Source code of charts ::
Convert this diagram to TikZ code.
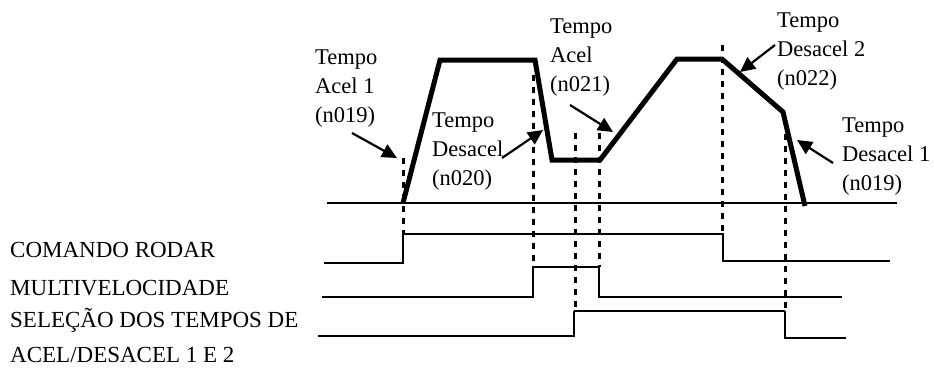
\documentclass[tikz,border=0pt]{standalone}
\usepackage{fontspec}
\setmainfont{Liberation Serif}
\usetikzlibrary{arrows.meta}
\begin{document}
\begin{tikzpicture}[x=1pt,y=-1pt,
  lbl/.style={anchor=base west,inner sep=0pt,align=left,font=\fontsize{22.5}{28.8}\selectfont},
  sig/.style={anchor=base west,inner sep=0pt,font=\fontsize{23}{28}\selectfont},
  speed/.style={line width=5pt,line join=miter},
  wave/.style={line width=2.8pt},
  guide/.style={line width=3pt,dash pattern=on 6pt off 6pt},
  ptr/.style={line width=2.2pt,-{Triangle[length=15pt,width=14pt]}}]
\useasboundingbox (0,0) rectangle (934,368);
% axis
\coordinate (ax0) at (327,203);
\coordinate (ax1) at (897,203);
\draw[line width=2.4pt] (ax0) -- (ax1);
% guide lines
\coordinate (g1t) at (403,158); \coordinate (g1b) at (403,234);
\coordinate (g2t) at (533,75);  \coordinate (g2b) at (533,267);
\coordinate (g3t) at (575,133); \coordinate (g3b) at (575,311);
\coordinate (g4t) at (599,133); \coordinate (g4b) at (599,267);
\coordinate (g5t) at (722,45);  \coordinate (g5b) at (722,234);
\coordinate (g6t) at (785,122); \coordinate (g6b) at (785,311);
\foreach \g in {1,...,6} \draw[guide] (g\g t) -- (g\g b);
% speed profile
\coordinate (s0) at (403,203);
\coordinate (s1) at (440,60);
\coordinate (s2) at (535,60);
\coordinate (s3) at (552,160);
\coordinate (s4) at (600,160);
\coordinate (s5) at (677,59);
\coordinate (s6) at (722,59);
\coordinate (s7) at (783,112);
\coordinate (s8) at (805,206);
\draw[speed] (s0) -- (s1) -- (s2) -- (s3) -- (s4) -- (s5) -- (s6) -- (s7) -- (s8);
% signals
\draw[wave] (324,263) -- (403,263) -- (403,234) -- (723,234) -- (723,261) -- (890,261);
\draw[wave] (322,297) -- (533,297) -- (533,267) -- (599,267) -- (599,297) -- (842,297);
\draw[wave] (318,336) -- (574,336) -- (574,311);
\draw[line width=2pt] (574,311) -- (785,311);
\draw[wave] (785,311) -- (785,338) -- (846,338);
% signal labels
\node[sig] (l1) at (10,257) {COMANDO RODAR};
\node[sig] (l2) at (10,295) {MULTIVELOCIDADE};
\node[sig] (l3) at (10,327) {SELEÇÃO DOS TEMPOS DE};
\node[sig] (l4) at (10,362) {ACEL/DESACEL 1 E 2};
% time labels (anchored at baseline of last line)
\node[lbl] (t1) at (315,122) {Tempo\\Acel 1\\(n019)};
\node[lbl] (t2) at (432,185) {Tempo\\Desacel\\(n020)};
\node[lbl] (t3) at (550,91) {Tempo\\Acel\\(n021)};
\node[lbl] (t4) at (777,85) {Tempo\\Desacel 2\\(n022)};
\node[lbl] (t5) at (842,190) {Tempo\\Desacel 1\\(n019)};
% pointers
\coordinate (a1s) at (352,133); \coordinate (a1e) at (397,158);
\coordinate (a2s) at (502,158); \coordinate (a2e) at (543,130);
\coordinate (a3s) at (570,105); \coordinate (a3e) at (613,132);
\coordinate (a4s) at (775,45);  \coordinate (a4e) at (740,72);
\coordinate (a5s) at (833,163); \coordinate (a5e) at (797,140);
\foreach \a in {1,...,5} \draw[ptr] (a\a s) -- (a\a e);
\end{tikzpicture}
\end{document}
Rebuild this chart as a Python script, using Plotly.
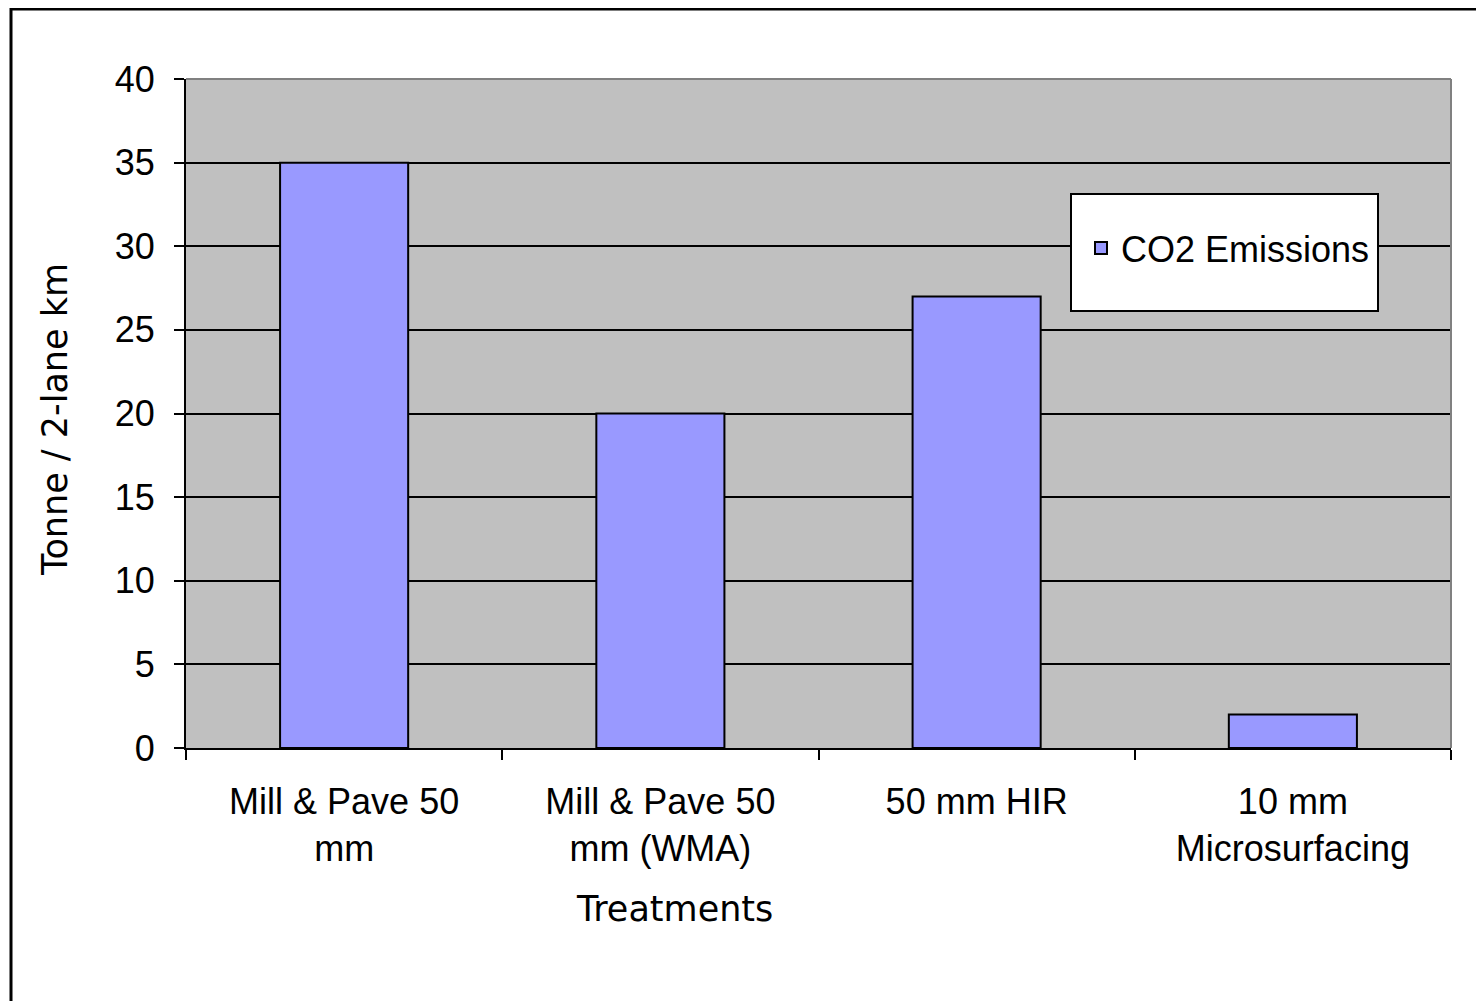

Required work :: Print the listing above in full, exactly as written. Omit any pictures.

Task output ::
Convert this diagram to TikZ code.
\documentclass[tikz,border=0pt]{standalone}
\usepackage{fontspec}
\setmainfont{Liberation Serif}
\usetikzlibrary{arrows.meta}
\begin{document}
\begin{tikzpicture}[x=1pt,y=-1pt,
  lbl/.style={anchor=base west,inner sep=0pt,align=left,font=\fontsize{22.5}{28.8}\selectfont},
  sig/.style={anchor=base west,inner sep=0pt,font=\fontsize{23}{28}\selectfont},
  speed/.style={line width=5pt,line join=miter},
  wave/.style={line width=2.8pt},
  guide/.style={line width=3pt,dash pattern=on 6pt off 6pt},
  ptr/.style={line width=2.2pt,-{Triangle[length=15pt,width=14pt]}}]
\useasboundingbox (0,0) rectangle (934,368);
% axis
\coordinate (ax0) at (327,203);
\coordinate (ax1) at (897,203);
\draw[line width=2.4pt] (ax0) -- (ax1);
% guide lines
\coordinate (g1t) at (403,158); \coordinate (g1b) at (403,234);
\coordinate (g2t) at (533,75);  \coordinate (g2b) at (533,267);
\coordinate (g3t) at (575,133); \coordinate (g3b) at (575,311);
\coordinate (g4t) at (599,133); \coordinate (g4b) at (599,267);
\coordinate (g5t) at (722,45);  \coordinate (g5b) at (722,234);
\coordinate (g6t) at (785,122); \coordinate (g6b) at (785,311);
\foreach \g in {1,...,6} \draw[guide] (g\g t) -- (g\g b);
% speed profile
\coordinate (s0) at (403,203);
\coordinate (s1) at (440,60);
\coordinate (s2) at (535,60);
\coordinate (s3) at (552,160);
\coordinate (s4) at (600,160);
\coordinate (s5) at (677,59);
\coordinate (s6) at (722,59);
\coordinate (s7) at (783,112);
\coordinate (s8) at (805,206);
\draw[speed] (s0) -- (s1) -- (s2) -- (s3) -- (s4) -- (s5) -- (s6) -- (s7) -- (s8);
% signals
\draw[wave] (324,263) -- (403,263) -- (403,234) -- (723,234) -- (723,261) -- (890,261);
\draw[wave] (322,297) -- (533,297) -- (533,267) -- (599,267) -- (599,297) -- (842,297);
\draw[wave] (318,336) -- (574,336) -- (574,311);
\draw[line width=2pt] (574,311) -- (785,311);
\draw[wave] (785,311) -- (785,338) -- (846,338);
% signal labels
\node[sig] (l1) at (10,257) {COMANDO RODAR};
\node[sig] (l2) at (10,295) {MULTIVELOCIDADE};
\node[sig] (l3) at (10,327) {SELEÇÃO DOS TEMPOS DE};
\node[sig] (l4) at (10,362) {ACEL/DESACEL 1 E 2};
% time labels (anchored at baseline of last line)
\node[lbl] (t1) at (315,122) {Tempo\\Acel 1\\(n019)};
\node[lbl] (t2) at (432,185) {Tempo\\Desacel\\(n020)};
\node[lbl] (t3) at (550,91) {Tempo\\Acel\\(n021)};
\node[lbl] (t4) at (777,85) {Tempo\\Desacel 2\\(n022)};
\node[lbl] (t5) at (842,190) {Tempo\\Desacel 1\\(n019)};
% pointers
\coordinate (a1s) at (352,133); \coordinate (a1e) at (397,158);
\coordinate (a2s) at (502,158); \coordinate (a2e) at (543,130);
\coordinate (a3s) at (570,105); \coordinate (a3e) at (613,132);
\coordinate (a4s) at (775,45);  \coordinate (a4e) at (740,72);
\coordinate (a5s) at (833,163); \coordinate (a5e) at (797,140);
\foreach \a in {1,...,5} \draw[ptr] (a\a s) -- (a\a e);
\end{tikzpicture}
\end{document}
Rebuild this chart as a Python script, using Plotly.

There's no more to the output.